#### OBJECTIVE
Please output every line of the material as it stands, without the pictures.

#### GIVEN INFORMATION
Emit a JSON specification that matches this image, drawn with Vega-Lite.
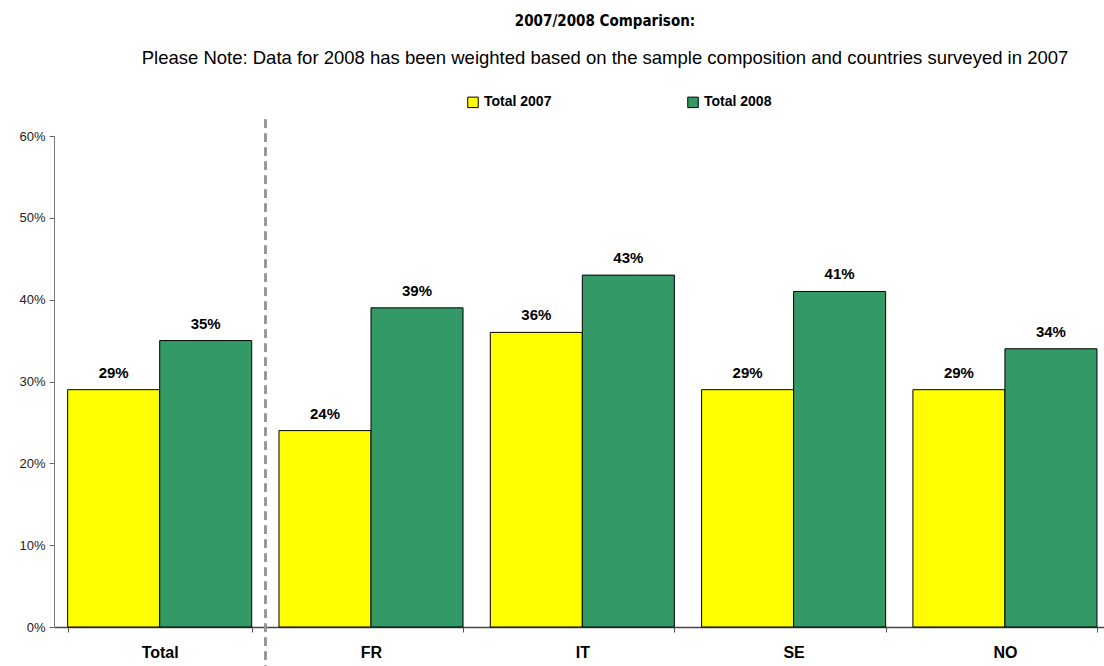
{
  "$schema": "https://vega.github.io/schema/vega-lite/v6.json",
  "width": 1050,
  "height": 491,
  "autosize": {"type": "none"},
  "padding": {"left": 54, "top": 136, "right": 0, "bottom": 39},
  "background": "white",
  "config": {"view": {"stroke": null}, "font": "Liberation Sans"},
  "title": {
    "text": "2007/2008 Comparison:",
    "subtitle": "Please Note: Data for 2008 has been weighted based on the sample composition and countries surveyed in 2007",
    "anchor": "middle",
    "frame": "group",
    "offset": 28,
    "dx": 26,
    "font": "DejaVu Sans Condensed, Liberation Sans",
    "fontSize": 15,
    "fontWeight": "bold",
    "color": "black",
    "subtitleFont": "Liberation Sans",
    "subtitleFontSize": 18.5,
    "subtitleColor": "black",
    "subtitlePadding": 20
  },
  "data": {
    "values": [
      {"country": "Total", "series": "Total 2007", "value": 0.29},
      {"country": "Total", "series": "Total 2008", "value": 0.35},
      {"country": "FR", "series": "Total 2007", "value": 0.24},
      {"country": "FR", "series": "Total 2008", "value": 0.39},
      {"country": "IT", "series": "Total 2007", "value": 0.36},
      {"country": "IT", "series": "Total 2008", "value": 0.43},
      {"country": "SE", "series": "Total 2007", "value": 0.29},
      {"country": "SE", "series": "Total 2008", "value": 0.41},
      {"country": "NO", "series": "Total 2007", "value": 0.29},
      {"country": "NO", "series": "Total 2008", "value": 0.34}
    ]
  },
  "layer": [
    {
      "mark": {"type": "bar", "stroke": "black", "strokeWidth": 1},
      "encoding": {
        "x": {
          "field": "country", "type": "nominal",
          "scale": {"domain": ["Total", "FR", "IT", "SE", "NO"], "paddingInner": 0.129, "paddingOuter": 0.049, "align": 0.66},
          "axis": {
            "title": null, "labelAngle": 0, "labelFontSize": 16, "labelFontWeight": "bold", "labelColor": "black",
            "labelPadding": 12, "tickBand": "extent", "tickSize": 5, "tickColor": "#555", "domainColor": "#444", "domainWidth": 1.5
          }
        },
        "xOffset": {"field": "series", "type": "nominal", "scale": {"paddingInner": 0, "paddingOuter": 0}},
        "y": {
          "field": "value", "type": "quantitative",
          "scale": {"domain": [0, 0.6]},
          "axis": {
            "title": null, "values": [0, 0.1, 0.2, 0.3, 0.4, 0.5, 0.6], "format": ".0%", "grid": false,
            "labelFontSize": 13, "labelColor": "#222", "tickSize": 5, "tickColor": "#666", "domainColor": "#777", "labelPadding": 4
          }
        },
        "color": {
          "field": "series", "type": "nominal",
          "scale": {"domain": ["Total 2007", "Total 2008"], "range": ["#FFFF00", "#339966"]},
          "legend": {
            "title": null, "orient": "none", "legendX": 412, "legendY": -41, "direction": "horizontal",
            "symbolType": "square", "symbolSize": 110, "symbolStrokeColor": "black", "symbolStrokeWidth": 1,
            "labelFontSize": 14, "labelFontWeight": "bold", "labelColor": "black", "labelOffset": 4, "columnPadding": 133
          }
        }
      }
    },
    {
      "mark": {"type": "text", "fontSize": 15, "fontWeight": "bold", "baseline": "alphabetic", "dy": -12, "color": "black"},
      "encoding": {
        "x": {"field": "country", "type": "nominal"},
        "xOffset": {"field": "series", "type": "nominal"},
        "y": {"field": "value", "type": "quantitative"},
        "text": {"field": "value", "type": "quantitative", "format": ".0%"}
      }
    },
    {
      "mark": {"type": "rule", "color": "#999", "strokeWidth": 2, "strokeDash": [8, 6]},
      "encoding": {
        "x": {"datum": "Total", "bandPosition": 1.074},
        "y": {"datum": 0.62},
        "y2": {"datum": -0.05}
      }
    }
  ]
}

#### SOLUTION
Emit a JSON specification that matches this image, drawn with Vega-Lite.
{
  "$schema": "https://vega.github.io/schema/vega-lite/v6.json",
  "width": 1050,
  "height": 491,
  "autosize": {"type": "none"},
  "padding": {"left": 54, "top": 136, "right": 0, "bottom": 39},
  "background": "white",
  "config": {"view": {"stroke": null}, "font": "Liberation Sans"},
  "title": {
    "text": "2007/2008 Comparison:",
    "subtitle": "Please Note: Data for 2008 has been weighted based on the sample composition and countries surveyed in 2007",
    "anchor": "middle",
    "frame": "group",
    "offset": 28,
    "dx": 26,
    "font": "DejaVu Sans Condensed, Liberation Sans",
    "fontSize": 15,
    "fontWeight": "bold",
    "color": "black",
    "subtitleFont": "Liberation Sans",
    "subtitleFontSize": 18.5,
    "subtitleColor": "black",
    "subtitlePadding": 20
  },
  "data": {
    "values": [
      {"country": "Total", "series": "Total 2007", "value": 0.29},
      {"country": "Total", "series": "Total 2008", "value": 0.35},
      {"country": "FR", "series": "Total 2007", "value": 0.24},
      {"country": "FR", "series": "Total 2008", "value": 0.39},
      {"country": "IT", "series": "Total 2007", "value": 0.36},
      {"country": "IT", "series": "Total 2008", "value": 0.43},
      {"country": "SE", "series": "Total 2007", "value": 0.29},
      {"country": "SE", "series": "Total 2008", "value": 0.41},
      {"country": "NO", "series": "Total 2007", "value": 0.29},
      {"country": "NO", "series": "Total 2008", "value": 0.34}
    ]
  },
  "layer": [
    {
      "mark": {"type": "bar", "stroke": "black", "strokeWidth": 1},
      "encoding": {
        "x": {
          "field": "country", "type": "nominal",
          "scale": {"domain": ["Total", "FR", "IT", "SE", "NO"], "paddingInner": 0.129, "paddingOuter": 0.049, "align": 0.66},
          "axis": {
            "title": null, "labelAngle": 0, "labelFontSize": 16, "labelFontWeight": "bold", "labelColor": "black",
            "labelPadding": 12, "tickBand": "extent", "tickSize": 5, "tickColor": "#555", "domainColor": "#444", "domainWidth": 1.5
          }
        },
        "xOffset": {"field": "series", "type": "nominal", "scale": {"paddingInner": 0, "paddingOuter": 0}},
        "y": {
          "field": "value", "type": "quantitative",
          "scale": {"domain": [0, 0.6]},
          "axis": {
            "title": null, "values": [0, 0.1, 0.2, 0.3, 0.4, 0.5, 0.6], "format": ".0%", "grid": false,
            "labelFontSize": 13, "labelColor": "#222", "tickSize": 5, "tickColor": "#666", "domainColor": "#777", "labelPadding": 4
          }
        },
        "color": {
          "field": "series", "type": "nominal",
          "scale": {"domain": ["Total 2007", "Total 2008"], "range": ["#FFFF00", "#339966"]},
          "legend": {
            "title": null, "orient": "none", "legendX": 412, "legendY": -41, "direction": "horizontal",
            "symbolType": "square", "symbolSize": 110, "symbolStrokeColor": "black", "symbolStrokeWidth": 1,
            "labelFontSize": 14, "labelFontWeight": "bold", "labelColor": "black", "labelOffset": 4, "columnPadding": 133
          }
        }
      }
    },
    {
      "mark": {"type": "text", "fontSize": 15, "fontWeight": "bold", "baseline": "alphabetic", "dy": -12, "color": "black"},
      "encoding": {
        "x": {"field": "country", "type": "nominal"},
        "xOffset": {"field": "series", "type": "nominal"},
        "y": {"field": "value", "type": "quantitative"},
        "text": {"field": "value", "type": "quantitative", "format": ".0%"}
      }
    },
    {
      "mark": {"type": "rule", "color": "#999", "strokeWidth": 2, "strokeDash": [8, 6]},
      "encoding": {
        "x": {"datum": "Total", "bandPosition": 1.074},
        "y": {"datum": 0.62},
        "y2": {"datum": -0.05}
      }
    }
  ]
}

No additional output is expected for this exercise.